[Special Report] Funding Cooperative Engagement with the DPRK
Cooperative Threat Reduction Plus DPRK

[Special Report] Funding Cooperative Engagement with the DPRK

The Asia-Pacific Leadership Network (APLN) published a new Special Report by former World Bank official Brad Babson addressing issues and considerations for adopting potential institutional arrangements to mobilize funds and manage the planning, administration, and oversight for their use in a Cooperative Threat Reduction Plus (CTR Plus) program with the DPRK. 

The report evaluates three potential funding arrangements: 

  • A new multilateral organization drawing on the lessons of experience of the Korean Peninsula Energy Development Organization (KEDO) 
  • A specially designed Trust Fund managed by the World Bank modeled on the Palestinian Partnership for Infrastructure Trust Fund 
  • An expanded and strengthened Greater Tumen Initiative (GTI), building on the existing regional multilateral organization 

The author notes that all arrangements would require significant investment in organizational strengthening and governance arrangements to effectively mobilize funds and deliver operational results in collaboration with DPRK counterparts.
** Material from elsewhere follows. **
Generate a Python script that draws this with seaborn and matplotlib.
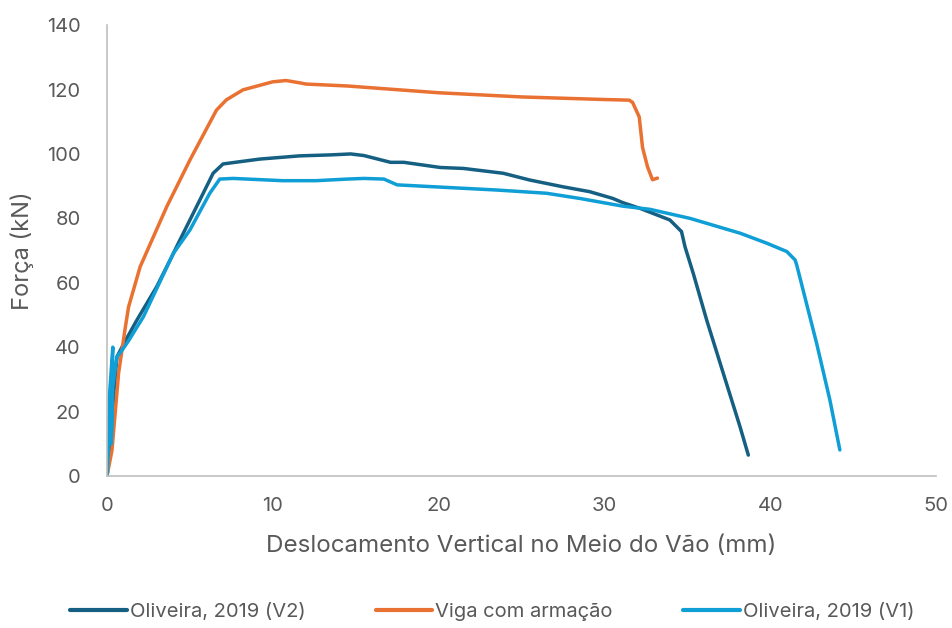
import matplotlib
matplotlib.use("Agg")
import matplotlib.pyplot as plt
import seaborn as sns
import pandas as pd

# Load-displacement curves (x: mid-span deflection in mm, y: force in kN)
v2_x = [0.0, 0.2, 0.4, 0.6, 1.0, 1.8, 3.0, 3.8, 4.4, 5.6, 6.4, 7.0, 9.2, 11.6, 13.45,
        14.7, 15.5, 17.1, 17.9, 20.1, 21.5, 23.9, 25.5, 27.5, 29.1, 30.5, 31.1, 32.15,
        33.95, 34.65, 34.86, 35.36, 36.17, 37.17, 38.18, 38.68]
v2_y = [0.0, 8.0, 25.0, 37.0, 41.0, 48.4, 58.8, 67.0, 73.3, 85.7, 94.0, 96.9, 98.4, 99.4, 99.7,
        100.0, 99.5, 97.4, 97.4, 95.8, 95.5, 94.0, 91.9, 89.8, 88.3, 86.2, 84.9, 83.1,
        79.5, 75.9, 71.2, 62.9, 48.4, 31.9, 15.3, 6.5]

viga_x = [0.0, 0.3, 0.5, 0.7, 0.9, 1.1, 1.3, 2.0, 3.6, 5.0, 6.6, 7.2, 8.2, 10.0, 10.8,
          11.6, 12.0, 14.5, 20.0, 25.0, 30.0, 31.5, 31.7, 32.1, 32.3, 32.6, 32.9, 33.2]
viga_y = [0.0, 8.0, 20.0, 32.0, 39.0, 46.0, 52.5, 65.0, 83.6, 98.1, 113.6, 116.8, 119.9, 122.4, 122.8,
          122.1, 121.7, 121.1, 119.0, 117.7, 116.9, 116.7, 116.0, 111.5, 102.0, 96.0, 92.0, 92.5]

v1_x = [0.0, 0.1, 0.15, 0.35, 0.3, 0.25, 0.35, 0.6, 0.9, 1.3, 2.2, 4.0, 5.0, 6.2, 6.8,
        7.6, 10.6, 12.6, 14.5, 15.5, 16.7, 17.5, 20.5, 23.5, 26.5, 28.5, 31.1, 32.75,
        35.16, 38.18, 39.79, 41.0, 41.5, 41.6, 42.8, 43.6, 44.2]
v1_y = [0.0, 10.0, 25.0, 40.0, 20.0, 10.0, 28.0, 37.0, 39.0, 42.0, 49.5, 69.1, 76.4, 87.8, 92.2,
        92.4, 91.7, 91.7, 92.2, 92.4, 92.2, 90.4, 89.6, 88.8, 87.8, 86.2, 83.8, 82.8,
        80.0, 75.4, 72.3, 69.7, 67.1, 65.5, 41.2, 23.6, 8.1]

series_names = ["Oliveira, 2019 (V2)", "Viga com armação", "Oliveira, 2019 (V1)"]
colors = ["#156082", "#E97132", "#0F9ED5"]

frames = []
for name, xs, ys in zip(series_names, [v2_x, viga_x, v1_x], [v2_y, viga_y, v1_y]):
    frames.append(pd.DataFrame({"x": xs, "y": ys, "serie": name}))
df = pd.concat(frames, ignore_index=True)

sns.set_theme(style="white")
plt.rcParams["font.family"] = ["Inter", "DejaVu Sans"]

text_color = "#595959"
fig = plt.figure(figsize=(9.52, 6.28), dpi=100)
ax = fig.add_axes([0.1124, 0.242, 0.8708, 0.718])

sns.lineplot(data=df, x="x", y="y", hue="serie", hue_order=series_names,
             palette=colors, sort=False, estimator=None, units="serie",
             linewidth=2.5, ax=ax, legend=True)

ax.set_xlim(0, 50)
ax.set_ylim(0, 140)
ax.set_xticks(range(0, 51, 10))
ax.set_yticks(range(0, 141, 20))
ax.tick_params(axis="y", length=0, labelsize=14.5, colors=text_color, pad=19)
ax.tick_params(axis="x", length=0, labelsize=14.5, colors=text_color, pad=15)

for side in ["top", "right"]:
    ax.spines[side].set_visible(False)
for side in ["left", "bottom"]:
    ax.spines[side].set_color("#BFBFBF")
    ax.spines[side].set_linewidth(1.2)

ax.set_xlabel("Deslocamento Vertical no Meio do Vão (mm)", fontsize=17.4, color=text_color)
ax.set_ylabel("Força (kN)", fontsize=17, color=text_color)
ax.xaxis.set_label_coords(0.5, -0.131)
ax.yaxis.set_label_coords(-0.088, 0.5)

handles, labels = ax.get_legend_handles_labels()
for h in handles:
    h.set_linewidth(3)
leg = ax.legend(handles, labels, loc="center", bbox_to_anchor=(0.517, 0.026),
                bbox_transform=fig.transFigure, ncol=3, frameon=False,
                fontsize=14.5, handlelength=2.8, handletextpad=0.15, columnspacing=3.5)
for t in leg.get_texts():
    t.set_color(text_color)

fig.savefig("out.png", dpi=100)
They would also require political coordination among participating stakeholders to provide the underpinnings of support for funding and management of related sanctions relief measures.  

He states that while each of these institutional arrangements has its pros and cons, they need not be mutually exclusive. Depending on their comparative advantages and the political will of stakeholder countries and funders, they could work in parallel on different components of a CTR Plus program under a coordinating consultative framework. A robust multilaterally anchored and funded approach would be an important aspect of any approach taken to demonstrate broad support from the international community. The key question is whether the DPRK and the international community are able to take the first transformative steps in shifts of underlying strategic policies for engagement and future relations. 
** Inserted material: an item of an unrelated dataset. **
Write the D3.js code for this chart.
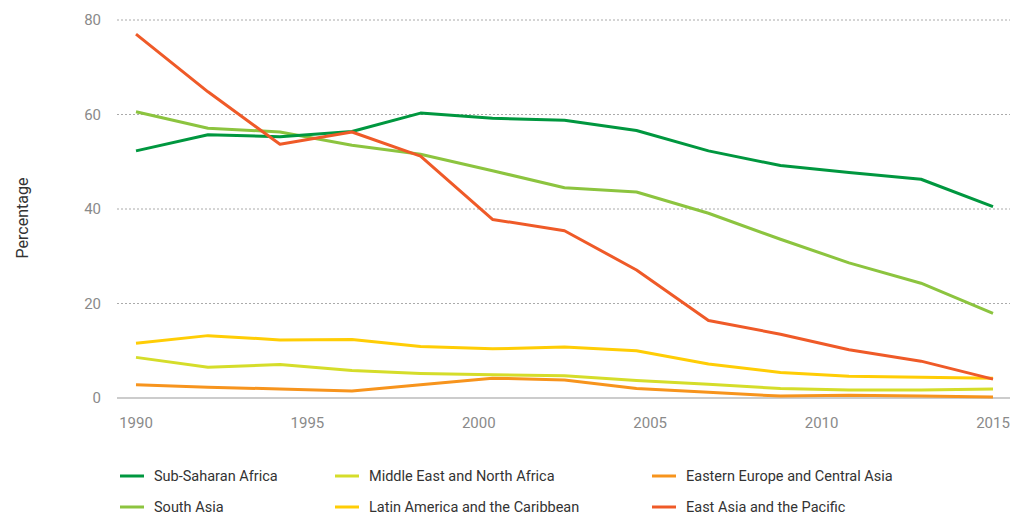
<!DOCTYPE html>
<html>
<head>
<meta charset="utf-8">
<script src="https://cdn.jsdelivr.net/npm/d3@7"></script>
<style>
  body { margin: 0; background: #fff; }
  svg { font-family: Roboto, "Liberation Sans", sans-serif; }
</style>
</head>
<body>
<div id="chart"></div>
<script>
// data
const years = [1990, 1992.1, 1994.2, 1996.3, 1998.3, 2000.4, 2002.5, 2004.6, 2006.7, 2008.8, 2010.8, 2012.9, 2015];
const subSaharan = [52.3, 55.7, 55.3, 56.4, 60.3, 59.2, 58.8, 56.6, 52.3, 49.2, 47.7, 46.3, 40.5];
const southAsia = [60.6, 57.1, 56.3, 53.5, 51.6, 48.1, 44.5, 43.6, 39.1, 33.6, 28.6, 24.3, 17.9];
const eastAsia = [77.0, 64.8, 53.7, 56.3, 51.2, 37.8, 35.4, 27.1, 16.4, 13.5, 10.2, 7.8, 4.0];
const latinAmerica = [11.6, 13.2, 12.3, 12.4, 10.9, 10.4, 10.8, 10.0, 7.2, 5.4, 4.6, 4.4, 4.2];
const mena = [8.6, 6.5, 7.1, 5.8, 5.2, 4.9, 4.7, 3.7, 2.9, 2.0, 1.7, 1.7, 1.9];
const eca = [2.8, 2.3, 1.9, 1.5, 2.8, 4.2, 3.8, 2.0, 1.2, 0.4, 0.6, 0.4, 0.2];
const yTicks = [0, 20, 40, 60, 80];
const xTicks = [1990, 1995, 2000, 2005, 2010, 2015];

// legend order: column by column
const series = [
    { name: "Sub-Saharan Africa", values: subSaharan, color: "#00973f" },
    { name: "South Asia", values: southAsia, color: "#8cc43f" },
    { name: "Middle East and North Africa", values: mena, color: "#d5dd2a" },
    { name: "Latin America and the Caribbean", values: latinAmerica, color: "#ffcd05" },
    { name: "Eastern Europe and Central Asia", values: eca, color: "#f7941d" },
    { name: "East Asia and the Pacific", values: eastAsia, color: "#ef5a28" }
];
// drawing order (bottom first)
const drawOrder = [4, 2, 3, 1, 0, 5];

const width = 1018, height = 516;
const x = d3.scaleLinear().domain([1990, 2015]).range([136, 993]);
const y = d3.scaleLinear().domain([0, 80]).range([398, 20]);
const gridLeft = 117, gridRight = 1010;

const svg = d3.select("#chart").append("svg")
    .attr("width", width).attr("height", height);

// grid
svg.append("g").selectAll("line")
    .data(yTicks.filter(d => d > 0))
    .join("line")
    .attr("x1", gridLeft).attr("x2", gridRight)
    .attr("y1", d => y(d)).attr("y2", d => y(d))
    .attr("stroke", "#aaa").attr("stroke-width", 1)
    .attr("stroke-dasharray", "2,2");

svg.append("line")
    .attr("x1", gridLeft).attr("x2", gridRight)
    .attr("y1", y(0)).attr("y2", y(0))
    .attr("stroke", "#999").attr("stroke-width", 1.2);

// y tick labels
svg.append("g").selectAll("text")
    .data(yTicks)
    .join("text")
    .attr("x", 101).attr("y", d => y(d))
    .attr("dy", "0.35em")
    .attr("text-anchor", "end")
    .attr("font-size", 15)
    .attr("fill", "#8a8a8a")
    .text(d => d);

// x tick labels
svg.append("g").selectAll("text")
    .data(xTicks)
    .join("text")
    .attr("x", d => x(d)).attr("y", 428)
    .attr("text-anchor", "middle")
    .attr("font-size", 15)
    .attr("fill", "#8a8a8a")
    .text(d => d);

// y axis title
svg.append("text")
    .attr("transform", `translate(28,218) rotate(-90)`)
    .attr("text-anchor", "middle")
    .attr("font-size", 16)
    .attr("fill", "#333")
    .text("Percentage");

// lines
const line = d3.line()
    .x((d, i) => x(years[i]))
    .y(d => y(d));

drawOrder.forEach(k => {
    const s = series[k];
    svg.append("path")
        .datum(s.values)
        .attr("fill", "none")
        .attr("stroke", s.color)
        .attr("stroke-width", 3)
        .attr("stroke-linejoin", "round")
        .attr("d", line);
});

// legend
const colX = [120, 335, 652];
const rowY = [476, 507];
series.forEach((s, i) => {
    const col = Math.floor(i / 2), row = i % 2;
    const g = svg.append("g").attr("transform", `translate(${colX[col]},${rowY[row]})`);
    g.append("line")
        .attr("x1", 0).attr("x2", 24).attr("y1", 0).attr("y2", 0)
        .attr("stroke", s.color).attr("stroke-width", 3);
    g.append("text")
        .attr("x", 34).attr("y", 0).attr("dy", "0.35em")
        .attr("font-size", 14.5)
        .attr("fill", "#333")
        .text(s.name);
});
</script>
</body>
</html>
Click on the adjacent link to download the full report.

 

About the Author

Bradley Babson has studied the North Korean economy and written extensively on economic perspectives on the integration of North Korea into the international community since 1997. He is the former Chair of the DPRK Economic Forum at the US-Korea Institute at the John Hopkins School of Advanced International Studies, and recently served on the World Economic Forum Global Futures Council on the Korean Peninsula. He presently serves on the Advisory Council of the Korea Economic Institute of America and the Advisory Committee of the National Committee for North Korea. He worked for the World Bank for 26 years before retiring in 2000. 

 

About the DPRK Cooperative Threat Reduction Plus Project

As the Soviet Union broke apart in the early 1990s, the United States government led a cooperative effort to mitigate the proliferation risks associated with the vast stockpiles of nuclear weapons, nuclear material, delivery systems, and nuclear knowledge controlled by the Soviets. Despite domestic political hurdles to engaging with America’s long term Cold War adversary, the US-Russia Cooperative Threat Reduction (or the Nunn-Lugar program) helped support two decades of US-Russian cooperation towards the shared goal of mitigating nuclear dangers. 

This project reviews the potential for an effective Cooperative Threat Reduction Plus (CTR Plus) initiative in the context of a renewed approach to the DPRK. Through a CTR Plus initiative, this project aims to address critical missing elements in the proposed denuclearization of the DPRK. It centers around other types of engagement that are essential to the success of a DPRK CTR program, i.e., missiles and space, energy security, and public health. Learn more about it here. 

The findings of this project have been compiled into a synthesis report, “Cooperative Threat Reduction Plus: Breaking the Stalemate with the DPRK,” addressing the critical missing element in engagement with the DPRK.